IV. The Secret Sound of Stripes
"Wearing stripes is wearing sound. I discovered that striped patterns can be read as waveforms. A barcode scanner reads alternating black and white. That rhythm becomes audio. Sound is really just a sequence of patterned silences. So silence isn’t absence, it’s a partner in vibration. That insight led to the Barcoder. I once mounted a scanner to a skateboard and skated across a barcode crosswalk to make music. Now I design my own striped shirts for sonic performance. Fashion meets function meets feedback loop. Expect an album soon: scanned shirts and scratched sidewalks."
Photo credit: Mao Yamamoto
V. Tape Falls, Memory Fades
"Falling Records is an elegy and a celebration. I rigged massive reel-to-reel machines to spill tape like a waterfall. On that tape: a slow, reversed version of The Blue Danube. It's beautiful and melancholic. The installation plays with higher-dimensional mediality. What happens when media looks at itself? The falling tape draws time like a visual score. And in the final minute, a 60-second high-speed rewind, it erupts. The tape dances, the image blurs. A final waltz for the medium. What if the whole universe is a reel of tape? What if some being is watching it fall, rewind, play, loop? That's the gaze I want to invite."
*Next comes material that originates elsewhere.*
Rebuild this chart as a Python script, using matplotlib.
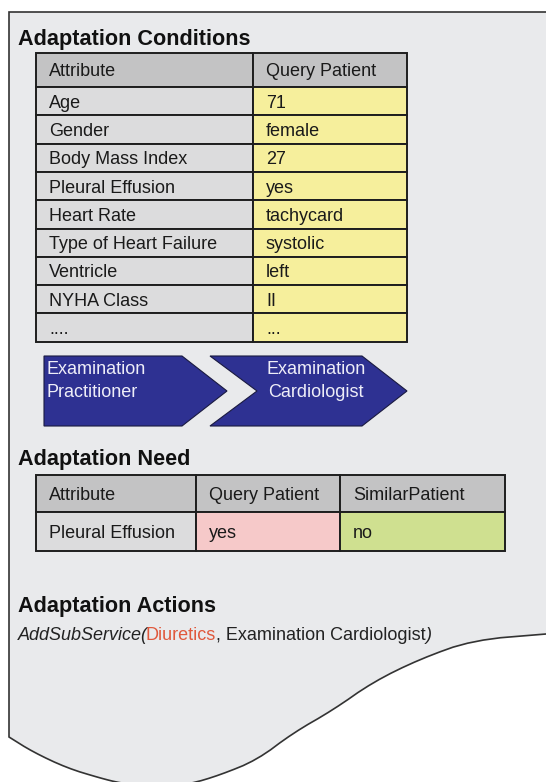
import matplotlib.pyplot as plt
import numpy as np
from matplotlib.patches import Polygon, Rectangle

# table contents
cond_attributes = ["Age", "Gender", "Body Mass Index", "Pleural Effusion", "Heart Rate",
                   "Type of Heart Failure", "Ventricle", "NYHA Class", "...."]
cond_values = ["71", "female", "27", "yes", "tachycard", "systolic", "left", "II", "..."]
cond_header = ["Attribute", "Query Patient"]

need_header = ["Attribute", "Query Patient", "SimilarPatient"]
need_row = ["Pleural Effusion", "yes", "no"]

steps = [["Examination", "Practitioner"], ["Examination", "Cardiologist"]]

action_parts = [("AddSubService(", "italic", "#222222"),
                ("Diuretics", "normal", "#e0583c"),
                (", Examination Cardiologist", "normal", "#222222"),
                (")", "italic", "#222222")]

FONT = "Liberation Sans"
PAGE = "#e9eaec"
HEAD = "#c3c3c4"
ATTR = "#dcdcdd"
YEL = "#f6ef9c"
PINK = "#f6c9c9"
GREEN = "#cfe090"
BLUE = "#2e3192"
LINE = "#1e1e1e"
FS = 13

fig = plt.figure(figsize=(5.46, 7.82), dpi=100)
ax = fig.add_axes([0, 0, 1, 1])
ax.set_xlim(0, 546)
ax.set_ylim(782, 0)
ax.axis("off")

# page outline with torn bottom edge (smoothed a bit)
tear = np.array([(546, 634), (473, 640), (420, 659), (373, 682), (333, 710),
                 (293, 733), (257, 760), (220, 775), (190, 784), (155, 788), (120, 783),
                 (100, 778), (67, 768), (33, 752), (9, 737)], dtype=float)
for _ in range(2):
    q = 0.75 * tear[:-1] + 0.25 * tear[1:]
    r_ = 0.25 * tear[:-1] + 0.75 * tear[1:]
    mid = np.empty((2 * len(q), 2))
    mid[0::2], mid[1::2] = q, r_
    tear = np.vstack([tear[:1], mid, tear[-1:]])
edge = [(560, 634)] + [tuple(p) for p in tear] + [(9, 12), (560, 12)]
ax.add_patch(Polygon(edge, closed=True, facecolor=PAGE, edgecolor="#333333", lw=1.2))

def title(y, s):
    ax.text(18, y, s, fontsize=15.6, fontweight="bold", family=FONT, color="#111111", va="baseline")

def cell(x0, x1, y0, y1, color, s, txtcolor="#1a1a1a"):
    ax.add_patch(Rectangle((x0, y0), x1 - x0, y1 - y0, facecolor=color, edgecolor=LINE, lw=1.4))
    ax.text(x0 + 13, (y0 + y1) / 2 + 6.5, s, fontsize=FS, family=FONT, color=txtcolor, va="baseline")

# Adaptation Conditions
title(45, "Adaptation Conditions")
cx = [36, 253, 407]
top, head_h, row_h = 53, 34, 28.3
for j, h in enumerate(cond_header):
    cell(cx[j], cx[j + 1], top, top + head_h, HEAD, h)
for i, (a, v) in enumerate(zip(cond_attributes, cond_values)):
    y0 = top + head_h + i * row_h
    cell(cx[0], cx[1], y0, y0 + row_h, ATTR, a)
    cell(cx[1], cx[2], y0, y0 + row_h, YEL, v)

# process chevrons
y0, y1 = 356, 426
ym = (y0 + y1) / 2
ax.add_patch(Polygon([(44, y0), (182, y0), (227, ym), (182, y1), (44, y1)],
                     closed=True, facecolor=BLUE, edgecolor="#1a1a40", lw=0.8))
ax.add_patch(Polygon([(210, y0), (362, y0), (407, ym), (362, y1), (210, y1), (257, ym)],
                     closed=True, facecolor=BLUE, edgecolor="#1a1a40", lw=0.8))
for k, (lx, ha) in enumerate([(47, "left"), (316, "center")]):
    for line, by in zip(steps[k], [374, 397]):
        ax.text(lx, by, line, fontsize=FS, family=FONT, color="#eeeef8", va="baseline", ha=ha)

# Adaptation Need
title(465, "Adaptation Need")
nx = [36, 196, 340, 505]
t2, h2a, h2b = 475, 37, 39
for j, h in enumerate(need_header):
    cell(nx[j], nx[j + 1], t2, t2 + h2a, HEAD, h)
for j, (s, c) in enumerate(zip(need_row, [ATTR, PINK, GREEN])):
    cell(nx[j], nx[j + 1], t2 + h2a, t2 + h2a + h2b, c, s)

# Adaptation Actions
title(612, "Adaptation Actions")
x = 18
r = fig.canvas.get_renderer()
for s, style, col in action_parts:
    t = ax.text(x, 640, s, fontsize=FS, family=FONT, style=style, color=col, va="baseline")
    bb = t.get_window_extent(renderer=r)
    x += bb.width * 546 / fig.bbox.width
    if style == "italic":
        x -= 2.5  # slanted glyphs overhang their bbox

fig.savefig("out.png", dpi=100)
VI. The Festival Still to Come
"My dream was a music festival beneath a crab-legged tower full of CRTs. No one built it. So I started to. Now with ELECTRONICOS FANTASTICOS!, we have over 150 collaborators. Engineers, taiko drummers, Barcodists, DIY teens, all jamming on revived tech. I imagine a future of electromagnetic junkyard orchestras in every city. A touring festival of recycled noise. But really, I just want to live joyfully and let it explode into celebration sometimes. As tech evolves past us, I believe humans need to keep the festival alive. We need rhythm, not just efficiency. The static still speaks. The signal still sings. Are you ready? It’s festival time. Electromagnahertzha!"